Another kind of factor index is a factor mimicking portfolio constructed from a matrix of factor exposures. See for example, R. Litterman, Modern Investment Management: An Equilibrium Approach, John Wiley and Sons, Inc., Hoboken, N.J., 2003 (Litterman), which gives detailed descriptions of factor mimicking portfolios and which is incorporated by reference herein in its entirety. Often, the matrix of factor exposures is associated with a factor risk model, but that need not be the case. Factor mimicking portfolios are designed so that they have exposure to one and only one factor. The exposure to all other factors in the risk model or matrix of factor exposures is zero by construction. Factor mimicking portfolios are pure.
Unfortunately, factor mimicking portfolios are expensive to buy and trade. Furthermore, there is no explicit control over the returns associated with these portfolios. In practice, the returns of a factor mimicking portfolio may be quite different than the returns associated with a factor.

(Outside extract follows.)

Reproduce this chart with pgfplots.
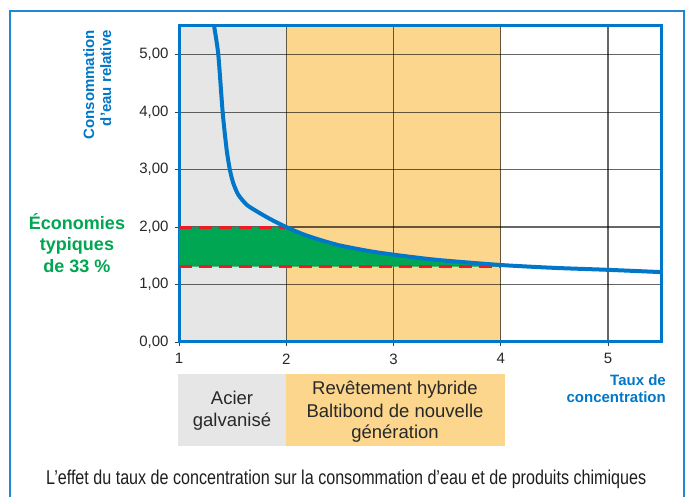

A number of new products have been introduced that are similar to simple factor indexes. These new factor index products all explicitly control implementation costs such as turnover, the number of names held, and the like. However, none of these new products use a tracking error constraint or minimize tracking error when constructing the products. Instead, they control or maximize the exposure to the targeted factor.
Factor index products that construct factor indexes by controlling the factor exposure of the target exposure are much more likely to underperform compared to those products that explicitly constrain the tracking error of the factor index. That is, the returns of factor indexes using exposure control are likely to differ from the true factor returns, defined here as the returns of a target factor portfolio.